--- BEGIN Stored records ---

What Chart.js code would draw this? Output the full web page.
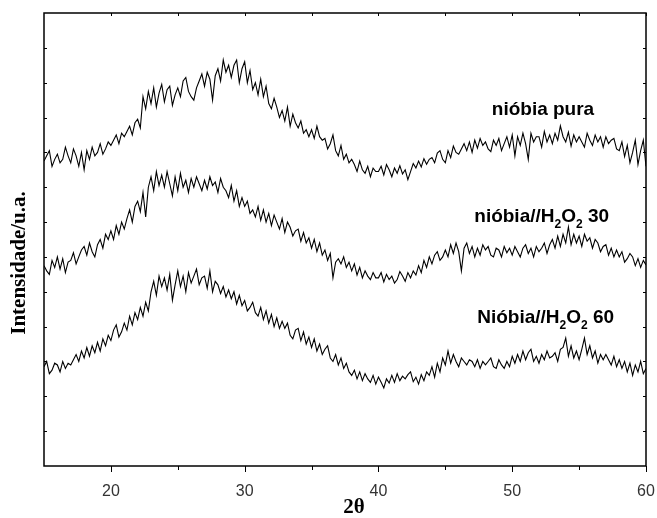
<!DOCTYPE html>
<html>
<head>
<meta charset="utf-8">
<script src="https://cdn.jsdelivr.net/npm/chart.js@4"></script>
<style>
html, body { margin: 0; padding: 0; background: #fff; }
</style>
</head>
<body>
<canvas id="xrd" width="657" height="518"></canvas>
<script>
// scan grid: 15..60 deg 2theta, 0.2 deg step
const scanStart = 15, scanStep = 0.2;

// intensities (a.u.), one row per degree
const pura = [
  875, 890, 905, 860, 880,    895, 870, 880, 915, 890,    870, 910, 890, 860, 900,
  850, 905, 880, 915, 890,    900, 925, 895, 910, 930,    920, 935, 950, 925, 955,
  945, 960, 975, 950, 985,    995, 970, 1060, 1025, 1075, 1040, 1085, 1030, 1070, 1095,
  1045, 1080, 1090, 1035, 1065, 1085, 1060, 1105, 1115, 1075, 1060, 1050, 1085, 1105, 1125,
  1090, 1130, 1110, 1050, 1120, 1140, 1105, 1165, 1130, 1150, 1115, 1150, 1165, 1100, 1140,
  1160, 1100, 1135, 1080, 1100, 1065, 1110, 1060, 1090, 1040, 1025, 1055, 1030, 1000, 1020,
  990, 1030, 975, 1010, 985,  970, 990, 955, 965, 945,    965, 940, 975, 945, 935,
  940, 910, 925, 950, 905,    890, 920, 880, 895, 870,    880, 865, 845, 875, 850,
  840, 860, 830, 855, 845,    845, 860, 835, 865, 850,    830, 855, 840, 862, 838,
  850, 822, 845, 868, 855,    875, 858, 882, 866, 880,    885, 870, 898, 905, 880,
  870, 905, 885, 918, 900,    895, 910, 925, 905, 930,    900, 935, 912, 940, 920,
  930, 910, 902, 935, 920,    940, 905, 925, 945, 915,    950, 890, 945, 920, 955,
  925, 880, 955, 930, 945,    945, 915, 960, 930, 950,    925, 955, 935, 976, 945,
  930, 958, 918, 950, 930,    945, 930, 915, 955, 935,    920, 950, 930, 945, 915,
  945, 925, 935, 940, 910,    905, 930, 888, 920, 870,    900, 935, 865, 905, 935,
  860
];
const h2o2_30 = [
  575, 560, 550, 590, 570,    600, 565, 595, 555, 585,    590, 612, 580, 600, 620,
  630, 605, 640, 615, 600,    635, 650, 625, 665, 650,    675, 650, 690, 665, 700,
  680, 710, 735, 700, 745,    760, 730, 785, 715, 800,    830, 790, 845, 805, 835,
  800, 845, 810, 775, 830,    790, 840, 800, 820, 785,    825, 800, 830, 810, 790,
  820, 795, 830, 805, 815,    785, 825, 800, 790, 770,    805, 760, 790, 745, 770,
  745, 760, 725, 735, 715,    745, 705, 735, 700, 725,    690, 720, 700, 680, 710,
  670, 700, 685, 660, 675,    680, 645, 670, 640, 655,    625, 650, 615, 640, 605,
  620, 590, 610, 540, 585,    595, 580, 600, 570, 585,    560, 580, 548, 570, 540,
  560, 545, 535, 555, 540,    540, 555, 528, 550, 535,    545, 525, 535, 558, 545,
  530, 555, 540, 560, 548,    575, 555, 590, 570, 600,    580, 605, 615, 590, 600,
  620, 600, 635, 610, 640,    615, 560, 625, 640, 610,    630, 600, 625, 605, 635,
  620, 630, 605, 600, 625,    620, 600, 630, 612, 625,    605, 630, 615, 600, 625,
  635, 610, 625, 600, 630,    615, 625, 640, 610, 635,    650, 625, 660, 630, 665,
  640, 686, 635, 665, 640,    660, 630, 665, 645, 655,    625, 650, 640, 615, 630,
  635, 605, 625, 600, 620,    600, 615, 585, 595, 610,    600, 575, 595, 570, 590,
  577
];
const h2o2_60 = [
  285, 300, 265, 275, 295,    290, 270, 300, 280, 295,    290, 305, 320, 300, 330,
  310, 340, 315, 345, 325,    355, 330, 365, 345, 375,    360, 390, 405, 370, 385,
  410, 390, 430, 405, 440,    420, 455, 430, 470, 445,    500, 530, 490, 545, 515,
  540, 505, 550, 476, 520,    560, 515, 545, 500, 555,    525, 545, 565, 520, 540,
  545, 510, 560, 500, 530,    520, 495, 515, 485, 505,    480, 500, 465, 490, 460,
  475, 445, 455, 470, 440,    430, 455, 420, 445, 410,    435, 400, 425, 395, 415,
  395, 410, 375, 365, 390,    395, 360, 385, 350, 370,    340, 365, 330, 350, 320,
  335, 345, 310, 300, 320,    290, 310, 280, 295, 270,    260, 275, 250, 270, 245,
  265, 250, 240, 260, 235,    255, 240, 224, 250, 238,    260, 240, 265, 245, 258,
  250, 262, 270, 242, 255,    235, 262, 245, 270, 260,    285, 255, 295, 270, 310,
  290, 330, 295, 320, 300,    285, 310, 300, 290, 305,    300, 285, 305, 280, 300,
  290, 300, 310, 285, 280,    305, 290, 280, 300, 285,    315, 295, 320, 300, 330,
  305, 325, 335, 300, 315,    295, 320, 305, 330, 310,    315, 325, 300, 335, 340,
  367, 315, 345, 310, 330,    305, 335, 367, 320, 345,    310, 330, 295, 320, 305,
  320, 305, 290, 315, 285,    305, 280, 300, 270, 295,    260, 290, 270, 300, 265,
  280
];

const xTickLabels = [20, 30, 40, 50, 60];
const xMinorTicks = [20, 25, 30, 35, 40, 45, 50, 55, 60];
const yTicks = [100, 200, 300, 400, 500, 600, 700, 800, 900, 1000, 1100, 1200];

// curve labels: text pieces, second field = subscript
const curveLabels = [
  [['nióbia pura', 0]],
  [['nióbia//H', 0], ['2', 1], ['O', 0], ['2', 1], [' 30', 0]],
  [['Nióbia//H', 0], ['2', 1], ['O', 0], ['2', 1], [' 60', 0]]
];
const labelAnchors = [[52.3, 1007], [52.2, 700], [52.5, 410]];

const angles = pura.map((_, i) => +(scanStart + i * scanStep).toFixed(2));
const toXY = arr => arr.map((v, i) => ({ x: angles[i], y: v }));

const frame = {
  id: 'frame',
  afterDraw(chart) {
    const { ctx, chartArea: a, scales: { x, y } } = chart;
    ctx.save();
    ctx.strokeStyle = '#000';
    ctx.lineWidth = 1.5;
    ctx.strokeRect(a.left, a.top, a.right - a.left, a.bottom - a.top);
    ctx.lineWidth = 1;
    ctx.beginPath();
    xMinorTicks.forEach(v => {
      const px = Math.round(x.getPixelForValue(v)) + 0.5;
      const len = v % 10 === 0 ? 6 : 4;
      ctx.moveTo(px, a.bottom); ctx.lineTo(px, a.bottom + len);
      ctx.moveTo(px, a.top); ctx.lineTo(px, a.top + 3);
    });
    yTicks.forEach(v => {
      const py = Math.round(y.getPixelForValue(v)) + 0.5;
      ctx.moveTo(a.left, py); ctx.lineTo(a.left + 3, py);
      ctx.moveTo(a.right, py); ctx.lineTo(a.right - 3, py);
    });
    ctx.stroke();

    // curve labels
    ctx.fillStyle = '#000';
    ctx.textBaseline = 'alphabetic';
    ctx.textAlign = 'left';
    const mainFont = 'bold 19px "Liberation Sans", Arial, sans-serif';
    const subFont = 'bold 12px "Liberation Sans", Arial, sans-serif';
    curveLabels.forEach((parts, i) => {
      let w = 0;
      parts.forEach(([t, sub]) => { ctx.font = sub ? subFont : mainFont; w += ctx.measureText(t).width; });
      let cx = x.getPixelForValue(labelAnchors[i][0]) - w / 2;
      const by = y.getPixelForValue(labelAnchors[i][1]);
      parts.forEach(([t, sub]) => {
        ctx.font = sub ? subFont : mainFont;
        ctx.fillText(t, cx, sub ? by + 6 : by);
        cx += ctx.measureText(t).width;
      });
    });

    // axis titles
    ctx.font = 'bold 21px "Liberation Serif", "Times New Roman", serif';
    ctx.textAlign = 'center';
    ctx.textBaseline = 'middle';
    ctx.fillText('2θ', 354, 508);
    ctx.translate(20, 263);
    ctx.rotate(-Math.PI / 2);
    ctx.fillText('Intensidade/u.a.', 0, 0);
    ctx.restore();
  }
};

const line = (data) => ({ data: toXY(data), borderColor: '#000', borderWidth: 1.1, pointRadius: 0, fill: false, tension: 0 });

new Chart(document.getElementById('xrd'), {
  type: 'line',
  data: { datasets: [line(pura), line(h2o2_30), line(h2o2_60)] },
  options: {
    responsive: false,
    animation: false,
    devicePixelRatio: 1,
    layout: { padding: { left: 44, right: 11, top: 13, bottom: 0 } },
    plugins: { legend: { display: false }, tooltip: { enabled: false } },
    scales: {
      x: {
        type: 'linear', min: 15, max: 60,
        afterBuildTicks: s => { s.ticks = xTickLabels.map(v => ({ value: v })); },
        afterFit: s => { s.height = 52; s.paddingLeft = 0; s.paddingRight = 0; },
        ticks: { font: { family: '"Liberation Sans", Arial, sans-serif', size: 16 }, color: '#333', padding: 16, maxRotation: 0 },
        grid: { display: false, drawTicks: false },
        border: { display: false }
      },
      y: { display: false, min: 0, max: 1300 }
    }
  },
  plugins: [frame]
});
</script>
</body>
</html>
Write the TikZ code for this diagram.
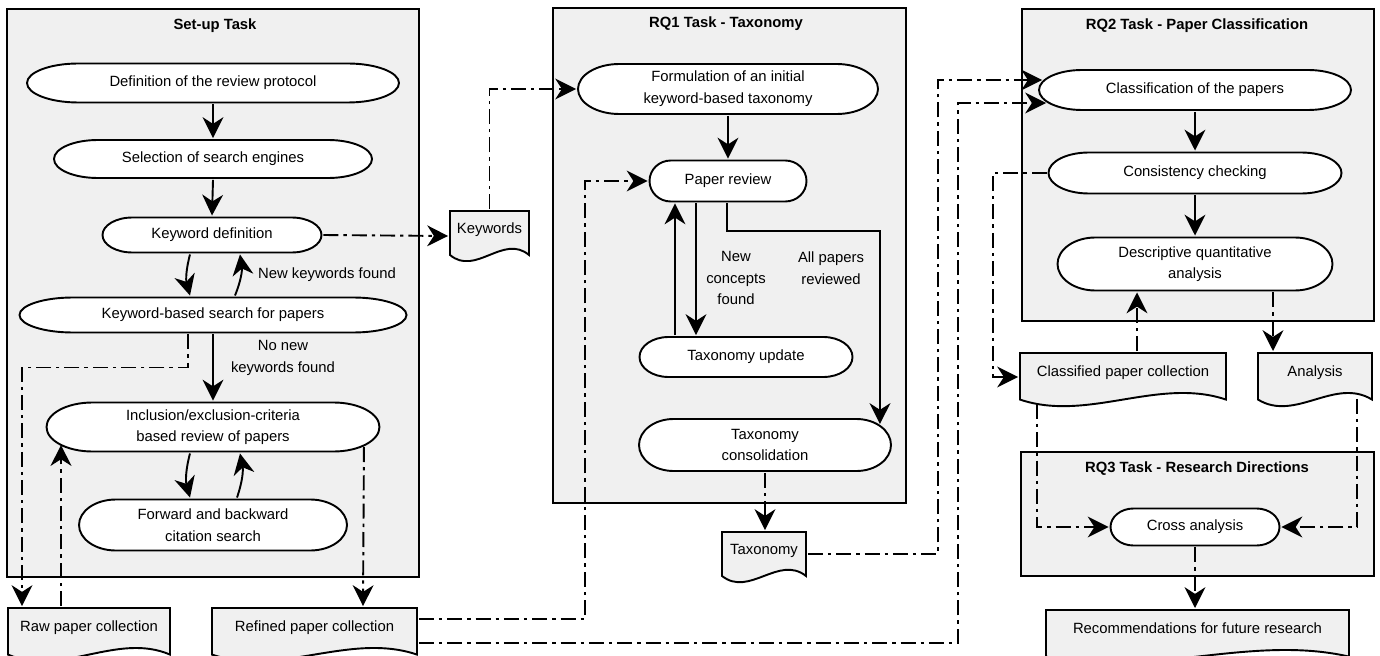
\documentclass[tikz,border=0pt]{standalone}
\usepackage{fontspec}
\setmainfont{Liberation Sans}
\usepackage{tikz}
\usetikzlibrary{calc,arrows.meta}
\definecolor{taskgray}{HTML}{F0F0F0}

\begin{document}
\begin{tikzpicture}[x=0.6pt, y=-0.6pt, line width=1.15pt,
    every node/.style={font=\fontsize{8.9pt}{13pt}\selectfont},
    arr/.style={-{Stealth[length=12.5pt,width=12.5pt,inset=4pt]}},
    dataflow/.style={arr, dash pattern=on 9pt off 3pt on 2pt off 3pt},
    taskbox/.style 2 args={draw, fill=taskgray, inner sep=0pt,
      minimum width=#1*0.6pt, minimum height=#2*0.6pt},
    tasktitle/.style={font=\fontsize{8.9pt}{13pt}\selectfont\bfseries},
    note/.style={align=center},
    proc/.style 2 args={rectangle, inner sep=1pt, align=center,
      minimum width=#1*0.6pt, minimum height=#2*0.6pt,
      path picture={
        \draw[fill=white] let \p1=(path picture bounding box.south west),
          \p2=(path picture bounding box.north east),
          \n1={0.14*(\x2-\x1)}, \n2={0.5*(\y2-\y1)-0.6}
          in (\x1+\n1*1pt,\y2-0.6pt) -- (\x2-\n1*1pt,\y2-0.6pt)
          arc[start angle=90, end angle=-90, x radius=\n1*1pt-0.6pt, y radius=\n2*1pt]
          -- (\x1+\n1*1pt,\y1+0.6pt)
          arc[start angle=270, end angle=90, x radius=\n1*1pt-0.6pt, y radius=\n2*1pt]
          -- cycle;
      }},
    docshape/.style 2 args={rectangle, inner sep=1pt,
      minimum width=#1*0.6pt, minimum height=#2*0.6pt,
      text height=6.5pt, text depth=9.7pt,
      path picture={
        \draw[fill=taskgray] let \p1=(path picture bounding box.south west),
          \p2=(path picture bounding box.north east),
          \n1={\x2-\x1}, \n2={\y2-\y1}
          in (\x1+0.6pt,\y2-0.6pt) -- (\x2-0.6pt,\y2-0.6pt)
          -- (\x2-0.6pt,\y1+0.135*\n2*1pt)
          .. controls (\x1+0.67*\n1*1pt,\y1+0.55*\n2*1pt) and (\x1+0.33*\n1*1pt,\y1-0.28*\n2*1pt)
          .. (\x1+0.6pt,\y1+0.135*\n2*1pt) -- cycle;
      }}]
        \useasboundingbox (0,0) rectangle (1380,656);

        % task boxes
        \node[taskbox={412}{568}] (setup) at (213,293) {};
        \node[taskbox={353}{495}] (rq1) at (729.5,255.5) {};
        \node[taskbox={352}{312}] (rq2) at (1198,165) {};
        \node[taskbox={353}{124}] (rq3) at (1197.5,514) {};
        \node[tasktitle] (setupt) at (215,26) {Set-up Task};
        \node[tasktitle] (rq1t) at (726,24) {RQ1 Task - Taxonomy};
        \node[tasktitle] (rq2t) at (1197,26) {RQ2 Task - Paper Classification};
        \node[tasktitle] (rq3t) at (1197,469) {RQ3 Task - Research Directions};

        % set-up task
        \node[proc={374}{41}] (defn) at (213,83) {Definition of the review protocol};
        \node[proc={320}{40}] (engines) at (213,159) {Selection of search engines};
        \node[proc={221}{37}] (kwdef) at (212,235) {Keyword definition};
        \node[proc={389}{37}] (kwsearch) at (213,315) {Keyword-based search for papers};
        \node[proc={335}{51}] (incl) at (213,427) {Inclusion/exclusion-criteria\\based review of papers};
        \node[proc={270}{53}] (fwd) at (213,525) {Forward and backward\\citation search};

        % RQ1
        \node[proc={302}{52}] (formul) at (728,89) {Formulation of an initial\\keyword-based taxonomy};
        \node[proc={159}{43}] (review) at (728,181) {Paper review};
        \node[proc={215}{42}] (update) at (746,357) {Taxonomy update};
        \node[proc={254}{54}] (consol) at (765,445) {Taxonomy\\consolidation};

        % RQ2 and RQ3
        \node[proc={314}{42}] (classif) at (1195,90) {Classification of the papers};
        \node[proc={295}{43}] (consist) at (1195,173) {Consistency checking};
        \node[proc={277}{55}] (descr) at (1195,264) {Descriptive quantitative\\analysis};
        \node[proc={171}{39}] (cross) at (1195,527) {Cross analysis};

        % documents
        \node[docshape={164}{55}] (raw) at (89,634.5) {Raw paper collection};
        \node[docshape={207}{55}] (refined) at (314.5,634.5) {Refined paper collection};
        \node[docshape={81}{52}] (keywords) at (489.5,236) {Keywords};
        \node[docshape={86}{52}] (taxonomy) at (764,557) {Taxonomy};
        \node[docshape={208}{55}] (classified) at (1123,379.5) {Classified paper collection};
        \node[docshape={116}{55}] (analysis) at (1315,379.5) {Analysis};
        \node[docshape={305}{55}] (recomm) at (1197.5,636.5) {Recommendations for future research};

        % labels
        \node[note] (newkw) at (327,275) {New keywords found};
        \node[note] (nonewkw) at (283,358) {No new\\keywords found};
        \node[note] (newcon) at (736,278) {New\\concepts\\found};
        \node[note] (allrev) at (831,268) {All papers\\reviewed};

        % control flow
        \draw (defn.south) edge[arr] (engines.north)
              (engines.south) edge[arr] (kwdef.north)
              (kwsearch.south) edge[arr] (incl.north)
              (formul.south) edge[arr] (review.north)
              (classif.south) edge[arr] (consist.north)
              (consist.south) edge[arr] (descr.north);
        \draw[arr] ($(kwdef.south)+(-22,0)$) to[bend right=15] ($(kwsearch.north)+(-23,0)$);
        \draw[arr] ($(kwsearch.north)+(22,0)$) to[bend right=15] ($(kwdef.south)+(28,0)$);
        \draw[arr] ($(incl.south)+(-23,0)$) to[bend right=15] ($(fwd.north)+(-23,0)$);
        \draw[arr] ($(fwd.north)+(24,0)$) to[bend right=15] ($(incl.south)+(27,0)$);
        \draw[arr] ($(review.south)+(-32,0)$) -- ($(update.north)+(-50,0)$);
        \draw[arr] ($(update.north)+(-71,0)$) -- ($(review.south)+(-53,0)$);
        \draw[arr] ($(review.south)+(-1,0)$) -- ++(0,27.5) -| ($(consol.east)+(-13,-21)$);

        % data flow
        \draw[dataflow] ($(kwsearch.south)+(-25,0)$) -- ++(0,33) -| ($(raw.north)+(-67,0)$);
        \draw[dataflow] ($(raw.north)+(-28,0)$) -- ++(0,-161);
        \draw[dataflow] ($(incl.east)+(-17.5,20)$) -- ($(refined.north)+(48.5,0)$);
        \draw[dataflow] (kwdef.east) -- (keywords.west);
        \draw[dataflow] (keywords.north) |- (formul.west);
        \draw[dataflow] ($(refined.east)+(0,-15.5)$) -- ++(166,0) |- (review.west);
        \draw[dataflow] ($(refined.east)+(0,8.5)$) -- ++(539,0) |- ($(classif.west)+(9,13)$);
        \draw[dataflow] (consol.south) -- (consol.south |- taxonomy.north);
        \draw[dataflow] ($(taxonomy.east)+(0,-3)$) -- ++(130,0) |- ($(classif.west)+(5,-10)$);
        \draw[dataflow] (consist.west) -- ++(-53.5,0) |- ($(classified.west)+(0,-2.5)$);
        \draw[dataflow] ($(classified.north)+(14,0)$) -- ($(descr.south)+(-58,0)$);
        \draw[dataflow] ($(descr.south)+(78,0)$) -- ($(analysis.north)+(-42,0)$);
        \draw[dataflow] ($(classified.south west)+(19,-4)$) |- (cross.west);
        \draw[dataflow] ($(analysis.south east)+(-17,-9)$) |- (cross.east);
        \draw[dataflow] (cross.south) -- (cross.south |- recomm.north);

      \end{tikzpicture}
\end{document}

--- END Stored records ---

→ Do this
Write down every line from the opening of the listing to the line with "const scanStart = 15, scanStep = 0.2;", both included, and nothing else; the pictures are omitted.

→ Output of the exercise
What Chart.js code would draw this? Output the full web page.
<!DOCTYPE html>
<html>
<head>
<meta charset="utf-8">
<script src="https://cdn.jsdelivr.net/npm/chart.js@4"></script>
<style>
html, body { margin: 0; padding: 0; background: #fff; }
</style>
</head>
<body>
<canvas id="xrd" width="657" height="518"></canvas>
<script>
// scan grid: 15..60 deg 2theta, 0.2 deg step
const scanStart = 15, scanStep = 0.2;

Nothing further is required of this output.